*What you have to do*. Search the material and gather each line with "this" in it.

*Data provided*.

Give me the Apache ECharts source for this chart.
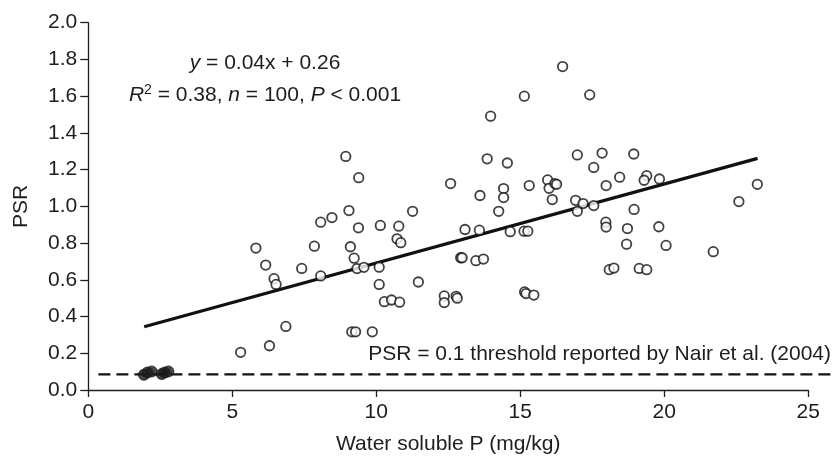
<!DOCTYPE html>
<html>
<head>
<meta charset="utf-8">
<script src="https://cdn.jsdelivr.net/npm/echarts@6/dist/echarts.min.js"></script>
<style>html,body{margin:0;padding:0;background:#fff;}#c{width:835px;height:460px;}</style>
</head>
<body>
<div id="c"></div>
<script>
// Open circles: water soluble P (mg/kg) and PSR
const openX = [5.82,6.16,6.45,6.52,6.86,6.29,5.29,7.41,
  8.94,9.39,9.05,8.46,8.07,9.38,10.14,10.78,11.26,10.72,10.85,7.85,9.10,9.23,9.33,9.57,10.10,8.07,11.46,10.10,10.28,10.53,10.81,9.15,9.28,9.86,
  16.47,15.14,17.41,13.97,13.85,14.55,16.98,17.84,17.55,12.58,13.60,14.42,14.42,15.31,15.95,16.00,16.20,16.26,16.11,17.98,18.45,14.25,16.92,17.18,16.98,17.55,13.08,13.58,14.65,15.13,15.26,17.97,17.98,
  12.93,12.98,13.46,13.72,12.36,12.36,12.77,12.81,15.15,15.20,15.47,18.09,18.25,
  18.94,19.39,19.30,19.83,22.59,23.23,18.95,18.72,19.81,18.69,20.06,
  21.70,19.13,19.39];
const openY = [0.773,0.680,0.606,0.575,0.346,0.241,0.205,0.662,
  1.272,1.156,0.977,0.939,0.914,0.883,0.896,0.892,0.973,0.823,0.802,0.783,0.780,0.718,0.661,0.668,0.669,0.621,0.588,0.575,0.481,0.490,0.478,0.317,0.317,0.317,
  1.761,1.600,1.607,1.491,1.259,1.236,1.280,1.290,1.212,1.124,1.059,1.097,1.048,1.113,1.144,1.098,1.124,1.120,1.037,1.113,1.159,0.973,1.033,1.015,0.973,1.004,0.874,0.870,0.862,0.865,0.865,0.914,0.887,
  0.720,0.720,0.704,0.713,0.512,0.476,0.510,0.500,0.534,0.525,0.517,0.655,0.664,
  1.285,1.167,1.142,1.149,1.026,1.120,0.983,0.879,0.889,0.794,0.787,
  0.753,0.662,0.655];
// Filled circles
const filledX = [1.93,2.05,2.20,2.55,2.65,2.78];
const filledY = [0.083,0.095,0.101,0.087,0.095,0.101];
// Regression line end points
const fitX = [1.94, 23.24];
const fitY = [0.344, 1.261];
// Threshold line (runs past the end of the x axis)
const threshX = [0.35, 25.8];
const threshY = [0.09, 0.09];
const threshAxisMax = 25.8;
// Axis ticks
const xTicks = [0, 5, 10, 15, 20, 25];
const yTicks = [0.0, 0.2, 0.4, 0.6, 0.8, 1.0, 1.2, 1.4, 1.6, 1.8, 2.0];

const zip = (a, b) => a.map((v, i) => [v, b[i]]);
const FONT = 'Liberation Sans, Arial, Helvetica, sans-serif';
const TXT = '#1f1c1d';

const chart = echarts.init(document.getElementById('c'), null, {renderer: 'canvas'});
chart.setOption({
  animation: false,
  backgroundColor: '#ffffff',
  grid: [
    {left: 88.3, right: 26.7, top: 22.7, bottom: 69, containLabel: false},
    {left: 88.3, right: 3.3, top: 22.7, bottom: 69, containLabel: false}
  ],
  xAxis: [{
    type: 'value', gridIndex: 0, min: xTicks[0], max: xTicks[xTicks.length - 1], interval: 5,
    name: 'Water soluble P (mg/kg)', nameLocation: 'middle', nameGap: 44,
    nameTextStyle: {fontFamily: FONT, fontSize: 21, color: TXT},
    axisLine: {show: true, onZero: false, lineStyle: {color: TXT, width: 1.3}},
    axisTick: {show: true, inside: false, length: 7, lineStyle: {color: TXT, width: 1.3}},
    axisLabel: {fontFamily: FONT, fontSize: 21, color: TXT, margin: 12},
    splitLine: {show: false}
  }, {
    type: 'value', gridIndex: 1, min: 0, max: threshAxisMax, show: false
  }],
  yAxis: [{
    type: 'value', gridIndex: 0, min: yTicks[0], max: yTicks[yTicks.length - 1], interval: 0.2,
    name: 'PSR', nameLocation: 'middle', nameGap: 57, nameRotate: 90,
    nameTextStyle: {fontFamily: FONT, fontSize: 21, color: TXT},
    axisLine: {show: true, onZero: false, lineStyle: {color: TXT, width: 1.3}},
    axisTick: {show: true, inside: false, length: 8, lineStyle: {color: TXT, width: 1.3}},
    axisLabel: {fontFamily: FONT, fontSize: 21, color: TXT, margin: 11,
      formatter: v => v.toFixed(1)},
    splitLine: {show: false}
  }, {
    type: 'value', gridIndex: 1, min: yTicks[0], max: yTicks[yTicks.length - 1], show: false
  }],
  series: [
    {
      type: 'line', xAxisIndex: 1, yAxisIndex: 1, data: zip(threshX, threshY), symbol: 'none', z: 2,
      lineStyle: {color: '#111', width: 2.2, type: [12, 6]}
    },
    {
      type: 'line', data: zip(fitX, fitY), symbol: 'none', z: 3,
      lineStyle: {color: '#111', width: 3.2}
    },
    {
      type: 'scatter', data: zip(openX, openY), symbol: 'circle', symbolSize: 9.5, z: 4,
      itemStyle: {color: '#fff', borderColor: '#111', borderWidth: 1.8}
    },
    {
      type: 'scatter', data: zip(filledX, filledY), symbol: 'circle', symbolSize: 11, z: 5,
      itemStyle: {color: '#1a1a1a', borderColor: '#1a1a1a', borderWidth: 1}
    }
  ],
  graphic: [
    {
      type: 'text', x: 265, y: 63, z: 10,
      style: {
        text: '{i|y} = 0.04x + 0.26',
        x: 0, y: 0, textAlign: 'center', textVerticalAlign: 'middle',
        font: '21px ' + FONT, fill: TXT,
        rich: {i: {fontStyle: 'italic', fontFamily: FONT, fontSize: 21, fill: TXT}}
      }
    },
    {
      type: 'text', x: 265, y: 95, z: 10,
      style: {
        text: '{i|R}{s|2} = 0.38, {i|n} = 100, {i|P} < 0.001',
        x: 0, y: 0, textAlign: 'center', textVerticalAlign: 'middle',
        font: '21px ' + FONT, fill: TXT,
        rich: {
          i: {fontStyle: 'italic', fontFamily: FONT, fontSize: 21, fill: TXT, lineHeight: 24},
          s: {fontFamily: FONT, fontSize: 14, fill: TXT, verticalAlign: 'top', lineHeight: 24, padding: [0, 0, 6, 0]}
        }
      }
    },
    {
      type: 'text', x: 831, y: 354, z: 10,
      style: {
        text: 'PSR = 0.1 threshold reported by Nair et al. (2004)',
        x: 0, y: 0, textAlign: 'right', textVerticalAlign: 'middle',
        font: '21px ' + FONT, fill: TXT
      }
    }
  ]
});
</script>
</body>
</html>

* * *

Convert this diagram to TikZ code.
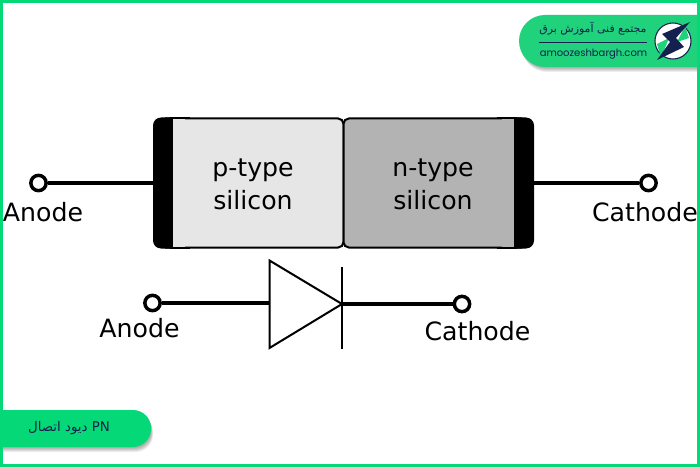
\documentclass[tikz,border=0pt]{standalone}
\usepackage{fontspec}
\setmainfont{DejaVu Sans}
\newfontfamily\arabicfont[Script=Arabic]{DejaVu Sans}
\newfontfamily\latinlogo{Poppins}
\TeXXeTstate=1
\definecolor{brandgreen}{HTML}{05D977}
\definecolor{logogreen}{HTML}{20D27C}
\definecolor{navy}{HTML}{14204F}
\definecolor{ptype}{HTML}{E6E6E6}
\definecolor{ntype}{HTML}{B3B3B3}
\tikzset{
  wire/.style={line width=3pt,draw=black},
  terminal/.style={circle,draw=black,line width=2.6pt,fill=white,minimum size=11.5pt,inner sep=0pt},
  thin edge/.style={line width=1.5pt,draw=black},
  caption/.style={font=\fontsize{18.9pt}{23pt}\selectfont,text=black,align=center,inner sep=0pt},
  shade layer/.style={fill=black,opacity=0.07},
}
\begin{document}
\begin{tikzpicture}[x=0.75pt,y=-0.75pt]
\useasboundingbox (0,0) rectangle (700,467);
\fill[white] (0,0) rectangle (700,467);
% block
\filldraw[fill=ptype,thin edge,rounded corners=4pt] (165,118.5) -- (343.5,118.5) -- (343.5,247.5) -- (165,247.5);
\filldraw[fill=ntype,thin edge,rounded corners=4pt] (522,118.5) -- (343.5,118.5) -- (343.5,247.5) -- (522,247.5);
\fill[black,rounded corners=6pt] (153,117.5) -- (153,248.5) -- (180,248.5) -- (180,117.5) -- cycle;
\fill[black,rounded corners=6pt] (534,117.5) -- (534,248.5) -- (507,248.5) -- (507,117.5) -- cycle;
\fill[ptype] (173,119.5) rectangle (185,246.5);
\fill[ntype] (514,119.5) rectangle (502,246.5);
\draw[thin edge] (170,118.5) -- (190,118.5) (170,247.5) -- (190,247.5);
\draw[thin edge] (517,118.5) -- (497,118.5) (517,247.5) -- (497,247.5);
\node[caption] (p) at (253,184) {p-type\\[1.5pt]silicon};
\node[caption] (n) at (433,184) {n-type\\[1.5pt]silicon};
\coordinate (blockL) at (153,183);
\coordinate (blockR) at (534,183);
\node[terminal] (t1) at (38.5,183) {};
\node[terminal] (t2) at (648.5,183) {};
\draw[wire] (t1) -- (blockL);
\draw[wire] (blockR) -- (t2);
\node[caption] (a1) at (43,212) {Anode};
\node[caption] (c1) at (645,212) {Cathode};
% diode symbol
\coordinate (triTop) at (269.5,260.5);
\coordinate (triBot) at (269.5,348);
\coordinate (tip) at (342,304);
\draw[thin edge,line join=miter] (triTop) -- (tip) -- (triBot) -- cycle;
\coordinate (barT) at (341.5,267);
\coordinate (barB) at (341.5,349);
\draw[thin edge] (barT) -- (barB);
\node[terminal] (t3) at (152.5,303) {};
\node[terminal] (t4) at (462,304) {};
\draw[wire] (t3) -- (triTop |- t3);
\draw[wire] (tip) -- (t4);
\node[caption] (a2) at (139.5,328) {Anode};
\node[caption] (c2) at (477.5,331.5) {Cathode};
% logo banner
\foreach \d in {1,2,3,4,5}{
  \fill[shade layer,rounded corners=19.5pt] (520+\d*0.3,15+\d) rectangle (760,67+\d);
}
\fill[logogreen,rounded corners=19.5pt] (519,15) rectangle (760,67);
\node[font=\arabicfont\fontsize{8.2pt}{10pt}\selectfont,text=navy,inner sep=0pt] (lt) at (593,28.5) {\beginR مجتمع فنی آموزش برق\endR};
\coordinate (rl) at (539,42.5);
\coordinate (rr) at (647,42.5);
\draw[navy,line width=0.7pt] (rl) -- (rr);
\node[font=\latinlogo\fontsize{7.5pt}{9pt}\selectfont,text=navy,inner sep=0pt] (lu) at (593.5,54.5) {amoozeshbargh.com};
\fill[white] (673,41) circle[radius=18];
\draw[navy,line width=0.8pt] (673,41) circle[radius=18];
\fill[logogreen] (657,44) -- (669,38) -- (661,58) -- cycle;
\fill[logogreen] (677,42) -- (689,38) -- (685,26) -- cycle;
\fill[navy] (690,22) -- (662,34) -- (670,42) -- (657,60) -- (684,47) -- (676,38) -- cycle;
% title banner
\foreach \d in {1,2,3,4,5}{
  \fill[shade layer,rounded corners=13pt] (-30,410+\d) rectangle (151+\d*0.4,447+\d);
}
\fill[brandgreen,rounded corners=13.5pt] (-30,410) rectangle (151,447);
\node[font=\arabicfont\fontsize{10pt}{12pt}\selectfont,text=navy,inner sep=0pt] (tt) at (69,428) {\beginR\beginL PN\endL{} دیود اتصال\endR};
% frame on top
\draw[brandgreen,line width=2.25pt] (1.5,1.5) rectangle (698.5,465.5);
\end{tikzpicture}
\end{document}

*Result of the exercise*.
Give me the Apache ECharts source for this chart.
Convert this diagram to TikZ code.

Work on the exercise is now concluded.